Figure 5: Data Access Technologies for Unmanaged Code, current to September 2010.
Current Choice Matrix
SQL Server DBs
DBs w/ ODBC driver
DBs w/ OLE DB driver
Apps written in C/C++
ODBC, OLE DB, ADO,
OLD DB, ADO
ADO, PHP Driver,
Accessible through the Microsoft OLE DB Provider for ODBC (MSDASQL)
Data Development Today, Part 1: Direct Data Access
The introduction of the .NET Framework in all its glory might have changed the way applications were developed and the tools used to develop them, but it did not change the fundamental need for applications to access data. Indeed, the introduction of the .NET Framework and the development of .NET data access technologies further demonstrate the underlying longevity of data and of the database technologies used to store that data, neither of which changes with .NET.
According to its basic design, the .NET solution to any programming need is to supply appropriate .NET classes with the desired APIs. In the case of data access, primary classes include SqlConnection, SqlCommand, DataReader, DataSet, and DataTable (along with server controls for ASP.NET applications). Such classes together compose the core of ADO.NET.
ADO.NET is basically the .NET sibling to ADO, exposing a similar conceptual model while also offering expanded capabilities. For a comparison of the two technologies, see ADO.NET for the ADO Programmer. (Even if your only knowledge of ADO comes from this present article, the comparison still provides an excellent overview of ADO.NET in its own right.)

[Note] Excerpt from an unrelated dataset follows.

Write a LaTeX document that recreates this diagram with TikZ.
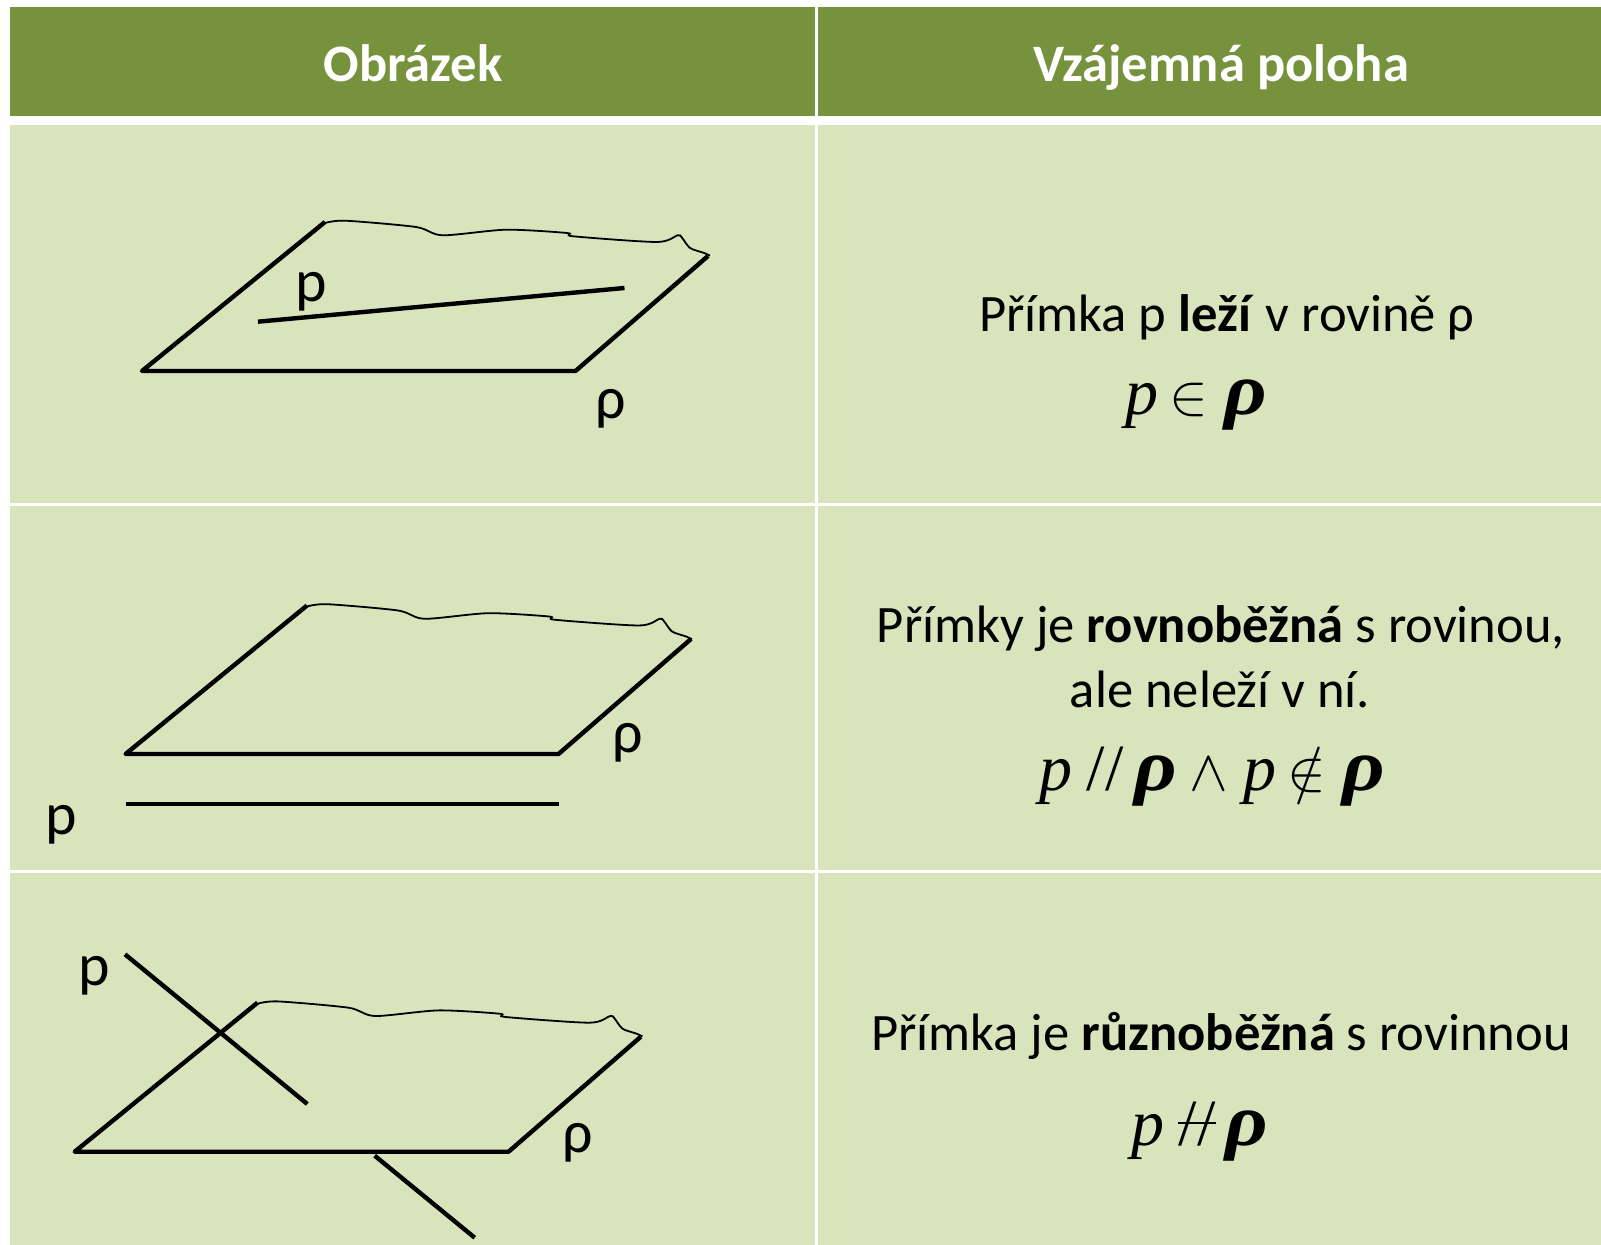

Like its predecessor technologies, ADO.NET works through an abstraction layer that hides the details of the underlying storage technology. That layer is provided by ADO.NET “data providers,” and Microsoft supplies a native provider for SQL Server as well as providers for OLEDB, and ODBC (see .NET Framework Data Providers in the .NET 1.1 documentation). What’s more, ADO.NET supports transparent access to XML sources in the same manner (something ADO did not do). These relationships are illustrated in Figure 6. (Note: for a more comprehensive version of this diagram, see the .NET Data Access Architecture Guide article. Also note that while the DataSet class is part of the .NET System.Data assembly, DataReader and DataAdapter are implemented by providers, as are provider-specific classes like SqlConnection and SqlCommand.)
Figure 6: The introduction of ADO.NET in 2002/2003.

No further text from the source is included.